--- BEGIN Data lines ---

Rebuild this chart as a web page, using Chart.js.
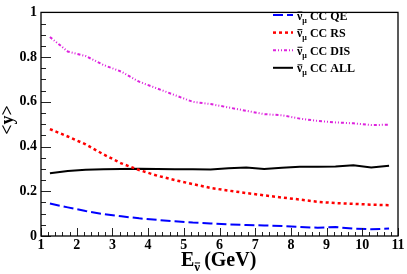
<!DOCTYPE html>
<html>
<head>
<meta charset="utf-8">
<script src="https://cdn.jsdelivr.net/npm/chart.js@4"></script>
<style>
  html, body { margin: 0; padding: 0; background: #fff; }
</style>
</head>
<body>
<canvas id="c" width="407" height="274"></canvas>
<script>
(() => {
  'use strict'

  // neutrino energy bins (GeV)
  const energies = [1.25, 1.75, 2.25, 2.75, 3.25, 3.75, 4.25, 4.75, 5.25, 5.75,
    6.25, 6.75, 7.25, 7.75, 8.25, 8.75, 9.25, 9.75, 10.25, 10.75]

  // <y> per channel
  const qeVals = [0.145, 0.128, 0.112, 0.098, 0.088, 0.079, 0.072, 0.066, 0.060, 0.056,
    0.052, 0.049, 0.047, 0.045, 0.040, 0.037, 0.040, 0.033, 0.030, 0.033]
  const rsVals = [0.478, 0.445, 0.410, 0.365, 0.325, 0.295, 0.270, 0.250, 0.232, 0.215,
    0.203, 0.192, 0.182, 0.172, 0.163, 0.153, 0.147, 0.144, 0.140, 0.138]
  const disVals = [0.890, 0.825, 0.805, 0.765, 0.735, 0.690, 0.660, 0.630, 0.600, 0.590,
    0.575, 0.560, 0.545, 0.540, 0.525, 0.515, 0.508, 0.504, 0.496, 0.498]
  const allVals = [0.281, 0.291, 0.296, 0.298, 0.300, 0.301, 0.300, 0.298, 0.298, 0.297,
    0.303, 0.306, 0.300, 0.305, 0.310, 0.310, 0.311, 0.316, 0.306, 0.314]

  const seriesNames = ['CC QE', 'CC RS', 'CC DIS', 'CC ALL']

  const xTicks = [1, 2, 3, 4, 5, 6, 7, 8, 9, 10, 11]
  const yTicks = [0, 0.2, 0.4, 0.6, 0.8, 1]

  const serif = "'Liberation Serif', 'DejaVu Serif', serif"

  const toPoints = vals => vals.map((v, i) => ({ x: energies[i], y: v }))

  // inward ticks + frame, ROOT style
  const framePlugin = {
    id: 'frame',
    afterDatasetsDraw(chart) {
      const { ctx, chartArea: a, scales } = chart
      const xs = scales.x
      const ys = scales.y
      ctx.save()
      ctx.strokeStyle = '#222'
      ctx.lineWidth = 1
      for (let v = 1; v <= 11.0001; v += 0.2) {
        const px = Math.round(xs.getPixelForValue(v)) + 0.5
        const major = Math.abs(v - Math.round(v)) < 1e-6
        ctx.beginPath()
        ctx.moveTo(px, a.bottom)
        ctx.lineTo(px, a.bottom - (major ? 8 : 4))
        ctx.stroke()
      }
      for (let v = 0; v <= 1.0001; v += 0.05) {
        const py = Math.round(ys.getPixelForValue(v)) + 0.5
        const major = Math.abs(v * 5 - Math.round(v * 5)) < 1e-6
        ctx.beginPath()
        ctx.moveTo(a.left, py)
        ctx.lineTo(a.left + (major ? 10 : 5), py)
        ctx.stroke()
      }
      ctx.strokeStyle = '#000'
      ctx.lineWidth = 1.3
      ctx.strokeRect(a.left, a.top, a.right - a.left, a.bottom - a.top)
      ctx.restore()
    }
  }

  // draw nu-bar (nu with an overline) and return its width
  function drawNuBar(ctx, x, y, size) {
    ctx.font = `bold ${size}px ${serif}`
    const w = ctx.measureText('ν').width
    ctx.fillText('ν', x, y)
    ctx.save()
    ctx.lineWidth = 1
    ctx.beginPath()
    ctx.moveTo(x + 0.5, y - size * 0.62)
    ctx.lineTo(x + w, y - size * 0.62)
    ctx.stroke()
    ctx.restore()
    return w
  }

  const textPlugin = {
    id: 'texts',
    afterDraw(chart) {
      const { ctx } = chart
      ctx.save()
      ctx.fillStyle = '#000'
      ctx.strokeStyle = '#000'
      ctx.textBaseline = 'alphabetic'
      ctx.textAlign = 'left'

      // legend
      chart.data.datasets.forEach((ds, i) => {
        const yBase = 19.5 + i * 17.6
        const yLine = yBase - 4.5
        ctx.save()
        ctx.strokeStyle = ds.borderColor
        ctx.lineWidth = ds.borderWidth
        ctx.setLineDash(ds.borderDash || [])
        ctx.beginPath()
        ctx.moveTo(273, yLine)
        ctx.lineTo(293, yLine)
        ctx.stroke()
        ctx.restore()
        let x = 297
        x += drawNuBar(ctx, x, yBase, 12)
        ctx.font = `bold 8px ${serif}`
        ctx.fillText('μ', x, yBase + 3)
        x += ctx.measureText('μ').width + 3
        ctx.font = `bold 12px ${serif}`
        ctx.fillText(seriesNames[i], x, yBase)
      })

      // x title
      let x = 181
      const yb = 266
      ctx.font = `bold 20px ${serif}`
      ctx.fillText('E', x, yb)
      x += ctx.measureText('E').width
      x += drawNuBar(ctx, x, yb + 5, 13) + 4
      ctx.font = `bold 20px ${serif}`
      ctx.fillText('(GeV)', x, yb)

      // y title
      ctx.translate(13, 120)
      ctx.rotate(-Math.PI / 2)
      ctx.textAlign = 'center'
      ctx.font = `bold 18px ${serif}`
      ctx.fillText('<y>', 0, 0)
      ctx.restore()
    }
  }

  const tickFont = { family: serif, size: 14, weight: 'bold' }

  const ctx = document.getElementById('c')
  // eslint-disable-next-line no-unused-vars
  const chart = new Chart(ctx, {
    type: 'line',
    data: {
      datasets: [
        { data: toPoints(qeVals), borderColor: '#0000ff', borderWidth: 2, borderDash: [10, 4] },
        { data: toPoints(rsVals), borderColor: '#ff0000', borderWidth: 2.5, borderDash: [3, 3] },
        { data: toPoints(disVals), borderColor: '#dd22dd', borderWidth: 2, borderDash: [3, 2, 1, 2, 1, 2] },
        { data: toPoints(allVals), borderColor: '#000000', borderWidth: 2 }
      ]
    },
    options: {
      responsive: false,
      animation: false,
      devicePixelRatio: 1,
      layout: { padding: { top: 4, right: 9, left: 0, bottom: 0 } },
      elements: { point: { radius: 0 }, line: { tension: 0 } },
      plugins: {
        legend: { display: false },
        tooltip: { enabled: false }
      },
      scales: {
        x: {
          type: 'linear',
          min: 1,
          max: 11,
          afterBuildTicks: s => { s.ticks = xTicks.map(v => ({ value: v })) },
          afterFit: s => { s.height = 38 },
          grid: { display: false, drawTicks: false },
          border: { display: false },
          ticks: { font: tickFont, color: '#000', padding: 1, maxRotation: 0, autoSkip: false,
            callback: v => String(v) }
        },
        y: {
          min: 0,
          max: 1,
          afterBuildTicks: s => { s.ticks = yTicks.map(v => ({ value: v })) },
          afterFit: s => { s.width = 41 },
          grid: { display: false, drawTicks: false },
          border: { display: false },
          ticks: { font: tickFont, color: '#000', padding: 4,
            callback: v => String(+v.toFixed(1)) }
        }
      }
    },
    plugins: [framePlugin, textPlugin]
  })
})()
</script>
</body>
</html>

--- END Data lines ---

**Goal:** Print the whole listing above once more, word for word, without its pictures.

**Exercise result:**
Rebuild this chart as a web page, using Chart.js.
<!DOCTYPE html>
<html>
<head>
<meta charset="utf-8">
<script src="https://cdn.jsdelivr.net/npm/chart.js@4"></script>
<style>
  html, body { margin: 0; padding: 0; background: #fff; }
</style>
</head>
<body>
<canvas id="c" width="407" height="274"></canvas>
<script>
(() => {
  'use strict'

  // neutrino energy bins (GeV)
  const energies = [1.25, 1.75, 2.25, 2.75, 3.25, 3.75, 4.25, 4.75, 5.25, 5.75,
    6.25, 6.75, 7.25, 7.75, 8.25, 8.75, 9.25, 9.75, 10.25, 10.75]

  // <y> per channel
  const qeVals = [0.145, 0.128, 0.112, 0.098, 0.088, 0.079, 0.072, 0.066, 0.060, 0.056,
    0.052, 0.049, 0.047, 0.045, 0.040, 0.037, 0.040, 0.033, 0.030, 0.033]
  const rsVals = [0.478, 0.445, 0.410, 0.365, 0.325, 0.295, 0.270, 0.250, 0.232, 0.215,
    0.203, 0.192, 0.182, 0.172, 0.163, 0.153, 0.147, 0.144, 0.140, 0.138]
  const disVals = [0.890, 0.825, 0.805, 0.765, 0.735, 0.690, 0.660, 0.630, 0.600, 0.590,
    0.575, 0.560, 0.545, 0.540, 0.525, 0.515, 0.508, 0.504, 0.496, 0.498]
  const allVals = [0.281, 0.291, 0.296, 0.298, 0.300, 0.301, 0.300, 0.298, 0.298, 0.297,
    0.303, 0.306, 0.300, 0.305, 0.310, 0.310, 0.311, 0.316, 0.306, 0.314]

  const seriesNames = ['CC QE', 'CC RS', 'CC DIS', 'CC ALL']

  const xTicks = [1, 2, 3, 4, 5, 6, 7, 8, 9, 10, 11]
  const yTicks = [0, 0.2, 0.4, 0.6, 0.8, 1]

  const serif = "'Liberation Serif', 'DejaVu Serif', serif"

  const toPoints = vals => vals.map((v, i) => ({ x: energies[i], y: v }))

  // inward ticks + frame, ROOT style
  const framePlugin = {
    id: 'frame',
    afterDatasetsDraw(chart) {
      const { ctx, chartArea: a, scales } = chart
      const xs = scales.x
      const ys = scales.y
      ctx.save()
      ctx.strokeStyle = '#222'
      ctx.lineWidth = 1
      for (let v = 1; v <= 11.0001; v += 0.2) {
        const px = Math.round(xs.getPixelForValue(v)) + 0.5
        const major = Math.abs(v - Math.round(v)) < 1e-6
        ctx.beginPath()
        ctx.moveTo(px, a.bottom)
        ctx.lineTo(px, a.bottom - (major ? 8 : 4))
        ctx.stroke()
      }
      for (let v = 0; v <= 1.0001; v += 0.05) {
        const py = Math.round(ys.getPixelForValue(v)) + 0.5
        const major = Math.abs(v * 5 - Math.round(v * 5)) < 1e-6
        ctx.beginPath()
        ctx.moveTo(a.left, py)
        ctx.lineTo(a.left + (major ? 10 : 5), py)
        ctx.stroke()
      }
      ctx.strokeStyle = '#000'
      ctx.lineWidth = 1.3
      ctx.strokeRect(a.left, a.top, a.right - a.left, a.bottom - a.top)
      ctx.restore()
    }
  }

  // draw nu-bar (nu with an overline) and return its width
  function drawNuBar(ctx, x, y, size) {
    ctx.font = `bold ${size}px ${serif}`
    const w = ctx.measureText('ν').width
    ctx.fillText('ν', x, y)
    ctx.save()
    ctx.lineWidth = 1
    ctx.beginPath()
    ctx.moveTo(x + 0.5, y - size * 0.62)
    ctx.lineTo(x + w, y - size * 0.62)
    ctx.stroke()
    ctx.restore()
    return w
  }

  const textPlugin = {
    id: 'texts',
    afterDraw(chart) {
      const { ctx } = chart
      ctx.save()
      ctx.fillStyle = '#000'
      ctx.strokeStyle = '#000'
      ctx.textBaseline = 'alphabetic'
      ctx.textAlign = 'left'

      // legend
      chart.data.datasets.forEach((ds, i) => {
        const yBase = 19.5 + i * 17.6
        const yLine = yBase - 4.5
        ctx.save()
        ctx.strokeStyle = ds.borderColor
        ctx.lineWidth = ds.borderWidth
        ctx.setLineDash(ds.borderDash || [])
        ctx.beginPath()
        ctx.moveTo(273, yLine)
        ctx.lineTo(293, yLine)
        ctx.stroke()
        ctx.restore()
        let x = 297
        x += drawNuBar(ctx, x, yBase, 12)
        ctx.font = `bold 8px ${serif}`
        ctx.fillText('μ', x, yBase + 3)
        x += ctx.measureText('μ').width + 3
        ctx.font = `bold 12px ${serif}`
        ctx.fillText(seriesNames[i], x, yBase)
      })

      // x title
      let x = 181
      const yb = 266
      ctx.font = `bold 20px ${serif}`
      ctx.fillText('E', x, yb)
      x += ctx.measureText('E').width
      x += drawNuBar(ctx, x, yb + 5, 13) + 4
      ctx.font = `bold 20px ${serif}`
      ctx.fillText('(GeV)', x, yb)

      // y title
      ctx.translate(13, 120)
      ctx.rotate(-Math.PI / 2)
      ctx.textAlign = 'center'
      ctx.font = `bold 18px ${serif}`
      ctx.fillText('<y>', 0, 0)
      ctx.restore()
    }
  }

  const tickFont = { family: serif, size: 14, weight: 'bold' }

  const ctx = document.getElementById('c')
  // eslint-disable-next-line no-unused-vars
  const chart = new Chart(ctx, {
    type: 'line',
    data: {
      datasets: [
        { data: toPoints(qeVals), borderColor: '#0000ff', borderWidth: 2, borderDash: [10, 4] },
        { data: toPoints(rsVals), borderColor: '#ff0000', borderWidth: 2.5, borderDash: [3, 3] },
        { data: toPoints(disVals), borderColor: '#dd22dd', borderWidth: 2, borderDash: [3, 2, 1, 2, 1, 2] },
        { data: toPoints(allVals), borderColor: '#000000', borderWidth: 2 }
      ]
    },
    options: {
      responsive: false,
      animation: false,
      devicePixelRatio: 1,
      layout: { padding: { top: 4, right: 9, left: 0, bottom: 0 } },
      elements: { point: { radius: 0 }, line: { tension: 0 } },
      plugins: {
        legend: { display: false },
        tooltip: { enabled: false }
      },
      scales: {
        x: {
          type: 'linear',
          min: 1,
          max: 11,
          afterBuildTicks: s => { s.ticks = xTicks.map(v => ({ value: v })) },
          afterFit: s => { s.height = 38 },
          grid: { display: false, drawTicks: false },
          border: { display: false },
          ticks: { font: tickFont, color: '#000', padding: 1, maxRotation: 0, autoSkip: false,
            callback: v => String(v) }
        },
        y: {
          min: 0,
          max: 1,
          afterBuildTicks: s => { s.ticks = yTicks.map(v => ({ value: v })) },
          afterFit: s => { s.width = 41 },
          grid: { display: false, drawTicks: false },
          border: { display: false },
          ticks: { font: tickFont, color: '#000', padding: 4,
            callback: v => String(+v.toFixed(1)) }
        }
      }
    },
    plugins: [framePlugin, textPlugin]
  })
})()
</script>
</body>
</html>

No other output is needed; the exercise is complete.